Most compilers have a behaviour similar to -fno-range-check by default, only
warning about range problems (Intel, Sun, g95 and Portland). On the example of
this testcase, all report x and y as infinities.

> b) The Fortran 95 standard is silent with respect to IEEE-754,
>    and the Fortran 2003 standard only considers IEEE-754 through
>    the explicit use of an intrinsic module.

As I said: our current behaviour is standard-conforming, and -fno-range-check
is asking to drop some of the standard constraints. What we do then is outside
the scope of the standard, so we need to do something reasonable, and probably
follow a principle of least surprise.

> c) Are you suggesting that -ffpe-trap=invalid,overflow,zero should be
>    the default runtime behavior (to match gfortran's default 
>    -frange-check behavior)?

I am not, and don't see where I would imply such a thing. Trapping is widely
different: it means throwing a FPE signal on certain floating-point exceptions.

> If you want to be pedantic, this code is invalid
>    real, parameter :: y = exp(log(huge(y))+20)

I do agree.

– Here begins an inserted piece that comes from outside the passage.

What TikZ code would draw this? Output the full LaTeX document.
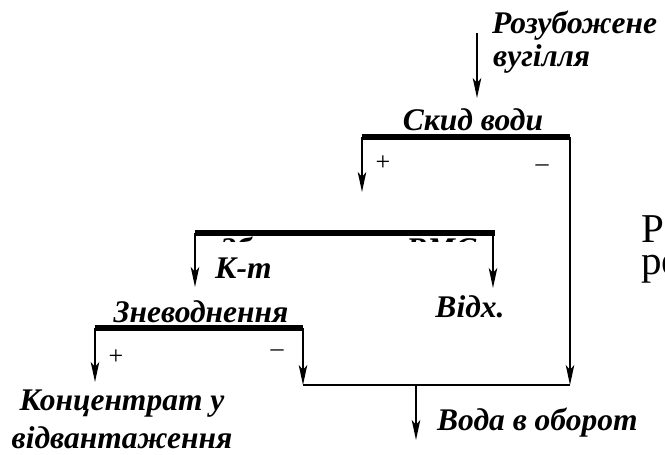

That's what -fno-range-check is about: compile invalid code in
cases where the community is not expecting bugs. In the end, I hope we win and
noone writes invalid code. For now... well, lots of people and existing codes
rely on such practice.

> unless you're claiming +Inf is in the range of values representable by
> a real

No, I'm not. That would be stretching a bit far!

> If +Inf is a representable value, you need to go fix the IO subsystem
> to read +Inf (and NaN).

Well, I happen to think that this would be a nice thing to do at some point.
That's an extension to the standard, of course, but that would be, IMHO, a
interesting one.

> You'll also need to fix modules to properly handle +Inf and NaN.

I wasn't aware of that one, but it is understandable. I think that it would
indeed be nice to change that behaviour.


To sum up my point of view: -fno-range-check is about accepting code which is,
strictly speaking, invalid. It is thus an extension and we should be guided by
a) what other compilers do, b) consistency, c) least surprise. Moreover, I
don't think changing that behaviour would hurt maintainability much (but I
might be wrong; we'll know when someone starts working on it).